First, TfL and Network Rail are among the largest landowners in London. Transport for London estimates that 10,000 homes can begin construction on their land holdings by 2021 23, and Network Rail has announced plans to release land with capacity for around 5,000 homes in London by 2020. 24
However, the full development potential of transport bodies’ land is likely to be much greater: TfL’s target is based on an assessment of five per cent of their land holdings, and for both TfL and Network Rail, the figures include less complex sites that can be brought forward by 2020 or 2021. Greater investment into decking and land assembly around other stations could unlock more capacity for development in the long term.
Second, many of the capital’s station areas are of relatively low density. A 2015 study by London First and Savills estimated that 1.4 million more homes could be built in well-connected areas if higher residential densities were allowed.
25 In this present study, we looked more closely at the neighbourhoods adjacent to stations, examining the residential density of the areas
surrounding each of the 559 London stations.
We defined these “station areas” as all areas within 1km of a station – which generally equates to a 15-minute walk. The smallest spatial unit for which data on residential density data is available is the Lower Super Output Area (LSOA) – this unit has an average population of 1,700 in London. The LSOAs that comprise or intersect with the 1km station radius are included in the density metric. Hence, the residential density of a station area is an average of the densities of these LSOAs.
This indicator of population density includes green space and water, so underestimates density of built areas.
Unsurprisingly, we found that most stations are surrounded by higher residential densities than the London average. However, 471 of the 559 station areas (84 per cent) are less dense than the London Borough of Islington (London’s densest borough). Full results are laid out in the following chart:
As the 1km radius encompasses a rather large area around stations, it could be that some stations are surrounded by both high- and low-density LSOAs – a level of detail that would be lost when calculating the average. So we looked at the residential density of the most dense LSOA within each station area. We found that a third of London’s station areas do not have any ‘dense’ LSOA – that is, any LSOA with a residential density above the inner London average.
However, not all of these station areas will be suitable for densification. Some are employment centres or airports. For others, connectivity, as well as regulations around green space and heritage preservation, will constrain development potential. The London Plan also specifies that development should take into account local context and character. 27
To identify the stations with most potential for densification, we selected station areas that are wellconnected, but have lower residential densities than would be expected from their dominant local character.

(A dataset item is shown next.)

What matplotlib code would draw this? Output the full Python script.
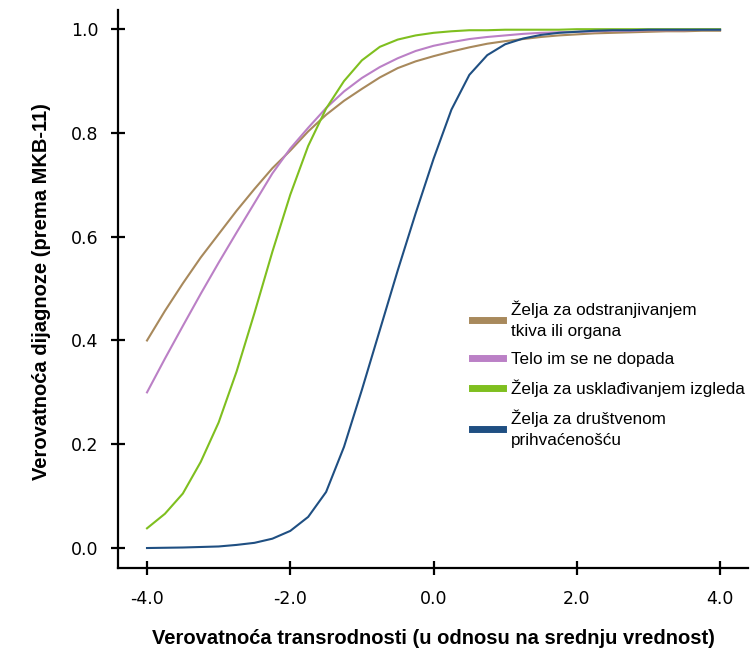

• We used ridership as a proxy for good connectivity, defining well-connected stations as being in the 60 per cent busiest London stations, which roughly equates to at least one million entries/exits and interchanges annually.
• The dominant local character for each station area is determined using the following indicator of built form, also used in the London Plan: LSOAs are considered ‘central’ if 75 per cent or more of the residential units are flats; ‘urban’ if 75 per cent of units are flats or terraced houses; the remainder are considered ‘suburban’.
• We excluded stations surrounded by high employment LSOAs, or characteristics that would constrain development potential, such as high proportions of green space (within the top 40 per cent of proportions of green space). We outline the
stations located in a heritage conservation area in the table below. Full methodology is detailed in the on-line Annexe to this report.
The methodology set out above allowed us to identify station areas that are less dense than would be expected from their setting, or “local character”. The finding
are set out below, and a list of these station areas can be found in the on-line Annexe to this report.
This suggests there are various opportunities to densify the neighbourhoods around London’s stations, according to their location and dominant built form:
– Central residential hubs: the 40 per cent least dense well-connected stations in a predominantly “central” setting, such as New Cross, Ealing Broadway, Kilburn, Clapham Junction, Sutton or Surbiton.
– Urban residential hubs: the 40 per cent least dense well-connected stations in a predominantly “urban” setting, such as Beckenham Junction, Harrow-on-the-Hill, Wimbledon, Tulse Hill or Upney.
– Suburban well-connected: the 20 per cent least dense well-connected stations in a “suburban” setting, such as Pinner, Purley, Orpington, Upminster or Romford.
This analysis is illustrative, and a case-by-case examination would be needed to assess the potential of individual stations. In some places, station upgrades and new stations will open up a window for development (see Figure 3). Indeed, the rapid growth in passenger numbers has brought forward the need for upgrades: some stations like Bank, Holborn or Camden Town have already become pinch points on the network.
TfL is expecting that at least twenty stations will face severe crowding in the next decade, but their data release only includes stations that would suffer from deferring Crossrail 2.
The capacity crunch on London’s stations is likely to be higher, especially since Network Rail does not keep track on station crowding in the way that TfL does. 29
In a growing city, development at stations is a sustainable way of accommodating growth, creating better places, and supporting investment in rail infrastructure. Looking across London, there appears to be significant potential in terms of land availability and existing densities – although realising these opportunities will depend on a number of factors including station setting, ownership of land, engineering complexity, and whether there is planned public investment or an acute need for upgrade. The next chapters look at the challenges involved in grasping these opportunities.